The wonderment about funding is rooted in the firm Pakistani belief that big money could only come from the country’s enemies—depending on ideology, either India or the United States—bent upon destabilizing and humbling Pakistan. However, the fact is that funding is no problem at all either for Islamic State or Al Qaeda. The top American military commander in Afghanistan, General John Nicholson, recently claimed that entire tribal agencies—in this case Orakzai—in Pakistan have defected to I.S. because of its ability to fund their efforts. The following quote will give us an idea of what kind of money is involved.

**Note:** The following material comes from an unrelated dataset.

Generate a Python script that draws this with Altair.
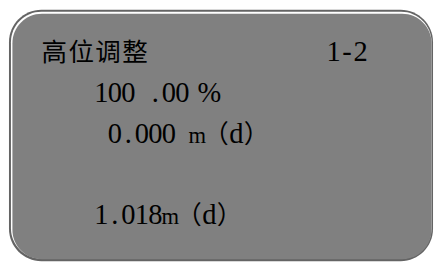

According to a 2014 Thomson Reuters study, I.S. used to have more than $2 trillion in assets under its control in Iraq and Syria, with an annual income of $2.9 billion. It taxes everything that moves in its territory: “This includes an $800-per-truck levy on vehicles entering Iraq from Jordan and Syria, a 5 percent tax for social welfare and salaries, a $200 road tax on drivers in northern Iraq, a 50 percent tax for the ability to loot Raqqa’s archaeological sites, and a 20 percent tax at similar sites in Aleppo. Additionally, non-Muslims must pay a religious protection fee known as jizya.”

While international efforts have significantly reduced I.S.’s funding and occupied territory in Iraq and Syria in the years since, the group does not need too much money to attract the impoverished in Pakistan. Here, terrorists reportedly earn $400 a month and every child suicide-bomber’s family is compensated for his “sacrifice.” More so than money, what seems to matter is how I.S.’s message resonates with thousands of unregistered madrassas—including those in Islamabad—who supply the militant group with warriors from within their ranks.